Alcohol makes rats more vulnerable to compulsive cocaine use. Getty Images

Alcohol may make people more vulnerable to compulsive cocaine use, according to an animal study.

In the recent study, rats who were given alcohol for 10 days prior to being offered cocaine demonstrated enhanced cocaine addiction behaviour, to the point where they continued consuming the drug despite being given an electric shock when they did so.

The results, published in the journal Science Advances, suggest that alcohol increases compulsive cocaine use by helping to break down an important protein that acts as a molecular brake pad inside the reward circuitry of the brain.

While cocaine addiction is commonly preceded by the use of other substances, the biological mechanisms by which these contribute to the subsequent addiction is only now beginning to be understood.

Less than a quarter of cocaine users become compulsive takers, a progression that is thought to be determined by both genetic and environmental factors.

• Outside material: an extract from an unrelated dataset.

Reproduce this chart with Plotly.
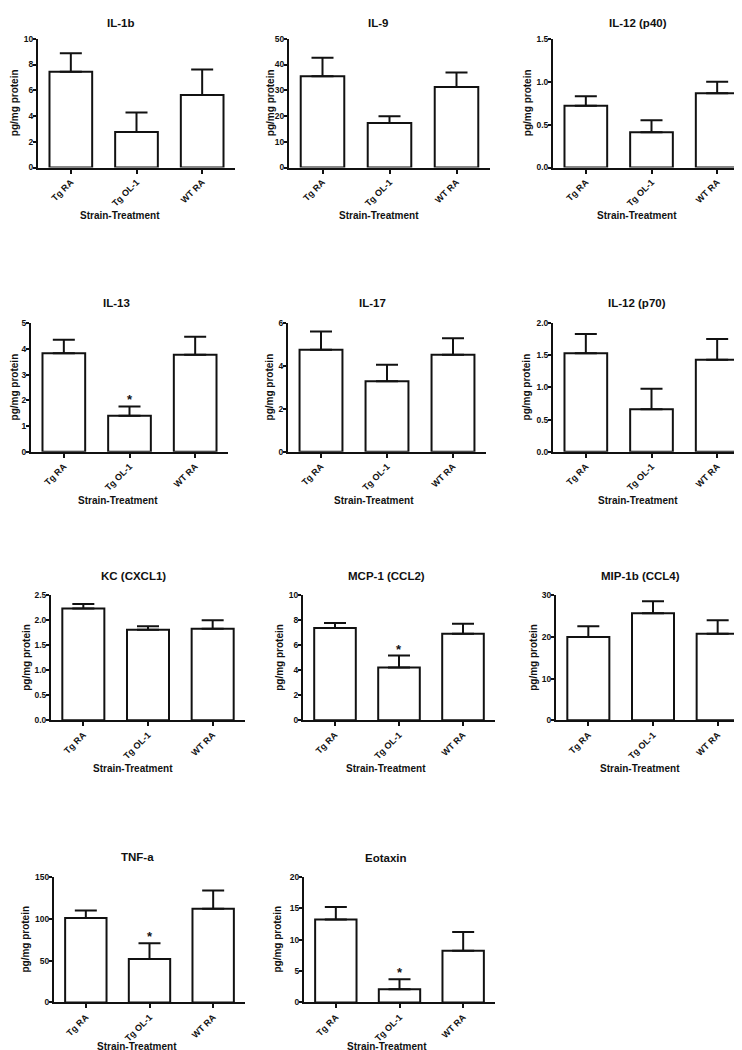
import plotly.graph_objects as go

# Datos: media y error estándar por grupo
GROUPS = ["Tg RA", "Tg OL-1", "WT RA"]

TITLES = ["IL-1b", "IL-9", "IL-12 (p40)",
          "IL-13", "IL-17", "IL-12 (p70)",
          "KC (CXCL1)", "MCP-1 (CCL2)", "MIP-1b (CCL4)",
          "TNF-a", "Eotaxin"]

IL1B_MEAN = [7.43, 2.75, 5.63]
IL1B_SEM = [1.45, 1.53, 1.98]
IL9_MEAN = [35.4, 17.3, 31.3]
IL9_SEM = [7.2, 2.6, 5.6]
IL12P40_MEAN = [0.72, 0.41, 0.865]
IL12P40_SEM = [0.11, 0.14, 0.135]
IL13_MEAN = [3.83, 1.40, 3.77]
IL13_SEM = [0.52, 0.36, 0.70]
IL17_MEAN = [4.75, 3.29, 4.52]
IL17_SEM = [0.85, 0.76, 0.77]
IL12P70_MEAN = [1.53, 0.66, 1.43]
IL12P70_SEM = [0.30, 0.32, 0.32]
KC_MEAN = [2.24, 1.81, 1.83]
KC_SEM = [0.09, 0.07, 0.17]
MCP1_MEAN = [7.38, 4.23, 6.93]
MCP1_SEM = [0.40, 0.95, 0.79]
MIP1B_MEAN = [20.0, 25.7, 20.8]
MIP1B_SEM = [2.6, 2.9, 3.2]
TNFA_MEAN = [100.8, 52.0, 111.8]
TNFA_SEM = [9.0, 18.5, 21.6]
EOTAXIN_MEAN = [13.2, 2.1, 8.24]
EOTAXIN_SEM = [2.0, 1.6, 2.96]

MEANS = [IL1B_MEAN, IL9_MEAN, IL12P40_MEAN, IL13_MEAN, IL17_MEAN, IL12P70_MEAN,
         KC_MEAN, MCP1_MEAN, MIP1B_MEAN, TNFA_MEAN, EOTAXIN_MEAN]
SEMS = [IL1B_SEM, IL9_SEM, IL12P40_SEM, IL13_SEM, IL17_SEM, IL12P70_SEM,
        KC_SEM, MCP1_SEM, MIP1B_SEM, TNFA_SEM, EOTAXIN_SEM]

Y_MAX = [10, 50, 1.5, 5, 6, 2.0, 2.5, 10, 30, 150, 20]
Y_DTICK = [2, 10, 0.5, 1, 2, 0.5, 0.5, 2, 10, 50, 5]
Y_FORMAT = ["d", "d", ".1f", "d", "d", ".1f", ".1f", "d", "d", "d", "d"]
SIGNIFICANT = [False, False, False, True, False, False, False, True, False, True, True]

# Geometría de cada panel en píxeles: (x eje y, x fin eje x, y superior, y cero)
W, H = 742, 1050
BOXES = [(30, 227, 26, 156), (281, 482, 26, 156), (545, 742, 26, 156),
         (23, 220, 313, 443), (280, 478, 313, 443), (545, 742, 313, 443),
         (43, 237, 588, 714), (295, 487, 588, 714), (548, 742, 588, 714),
         (46, 237, 872, 999), (296, 487, 872, 999)]
TITLE_POS = [(113, 10), (370, 10), (630, 10),
             (108, 293), (364, 293), (629, 293),
             (126, 568), (378, 568), (632, 568),
             (129, 852), (378, 853)]
XTITLE_POS = [(112, 204), (371, 204), (629, 204),
              (110, 492), (366, 492), (630, 492),
              (125, 763), (378, 763), (632, 763),
              (129, 1043), (379, 1043)]
YTITLE_X = [6, 262, 519, 6, 261, 518, 19, 272, 526, 18, 270]

INK = "#111111"
FONT = "Liberation Sans, Arial, sans-serif"

fig = go.Figure()
annotations = []

for i, title in enumerate(TITLES):
    n = i + 1
    x0, x1, ytop, yzero = BOXES[i]
    xa = "x" if n == 1 else f"x{n}"
    ya = "y" if n == 1 else f"y{n}"

    fig.add_trace(go.Bar(
        x=GROUPS,
        y=MEANS[i],
        width=0.65,
        marker=dict(color="white", line=dict(color=INK, width=2)),
        error_y=dict(type="data", symmetric=False, array=SEMS[i],
                     arrayminus=[0, 0, 0], color=INK, thickness=2, width=11),
        xaxis=xa, yaxis=ya, showlegend=False,
    ))

    fig.layout[f"xaxis{n}"] = dict(
        domain=[x0 / W, x1 / W], anchor=ya,
        type="category", range=[-0.5, 2.5],
        showline=True, linecolor=INK, linewidth=2,
        ticks="outside", ticklen=4, tickwidth=1.5, tickcolor=INK,
        tickangle=-45, showgrid=False, zeroline=False,
        tickfont=dict(family=FONT, size=9, color=INK, weight="bold"),
    )
    fig.layout[f"yaxis{n}"] = dict(
        domain=[1 - yzero / H, 1 - ytop / H], anchor=xa,
        range=[0, Y_MAX[i]], dtick=Y_DTICK[i], tick0=0, tickformat=Y_FORMAT[i],
        showline=True, linecolor=INK, linewidth=2,
        ticks="outside", ticklen=3, tickwidth=1.5, tickcolor=INK,
        ticklabelstandoff=-2,
        showgrid=False, zeroline=False,
        tickfont=dict(family=FONT, size=8.5, color=INK, weight="bold"),
    )

    tx, ty = TITLE_POS[i]
    annotations.append(dict(
        text=f"<b>{title}</b>", x=tx / W, y=1 - ty / H, xref="paper", yref="paper",
        xanchor="center", yanchor="middle", showarrow=False,
        font=dict(family=FONT, size=11.5, color=INK),
    ))
    sx, sy = XTITLE_POS[i]
    annotations.append(dict(
        text="<b>Strain-Treatment</b>", x=sx / W, y=1 - sy / H, xref="paper", yref="paper",
        xanchor="center", yanchor="middle", showarrow=False,
        font=dict(family=FONT, size=10, color=INK),
    ))
    annotations.append(dict(
        text="<b>pg/mg protein</b>", x=YTITLE_X[i] / W, y=1 - (ytop + yzero) / 2 / H,
        xref="paper", yref="paper", textangle=-90,
        xanchor="center", yanchor="middle", showarrow=False,
        font=dict(family=FONT, size=10, color=INK),
    ))
    if SIGNIFICANT[i]:
        annotations.append(dict(
            text="<b>*</b>", x=GROUPS[1], y=MEANS[i][1] + SEMS[i][1],
            xref=xa, yref=ya, xanchor="center", yanchor="bottom",
            yshift=-3, showarrow=False,
            font=dict(family=FONT, size=13, color=INK),
        ))

fig.update_layout(
    width=W, height=H,
    margin=dict(l=0, r=0, t=0, b=0),
    paper_bgcolor="white", plot_bgcolor="white",
    annotations=annotations,
    bargap=0.35,
)

fig.write_html("out.html")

"Most people who use an illicit drug do not go on to develop addiction," said Edmund Griffin from Columbia University Medical Center. "Our study helps us to understand how an early exposure to something like alcohol can actually tip the balance and increase a person's vulnerability to developing addiction."

The researchers compared the behaviour of rats that were given alcohol before being administered cocaine, to rats which were only given cocaine, or both drugs simultaneously.

"One group gets alcohol before starting cocaine and the other group just gets a water bottle for two hours a day before starting cocaine," Griffin said. "And what we found is that the animals in the alcohol priming group, they had enhanced behavioural responses. We looked not only at how much cocaine they used but also will they continue to use the drug even if you have a negative consequence, like a foot shock."

The rats who were administered alcohol before were found to be more persistent in seeking cocaine subsequently. These rats pressed a lever to try and release cocaine an average of 58 times during a period of the experiment when no drugs were being provided. By comparison, rats who were not given alcohol previously only pressed the lever 18 times.

Interestingly, prior cocaine use had no effect on the rats' preference for alcohol.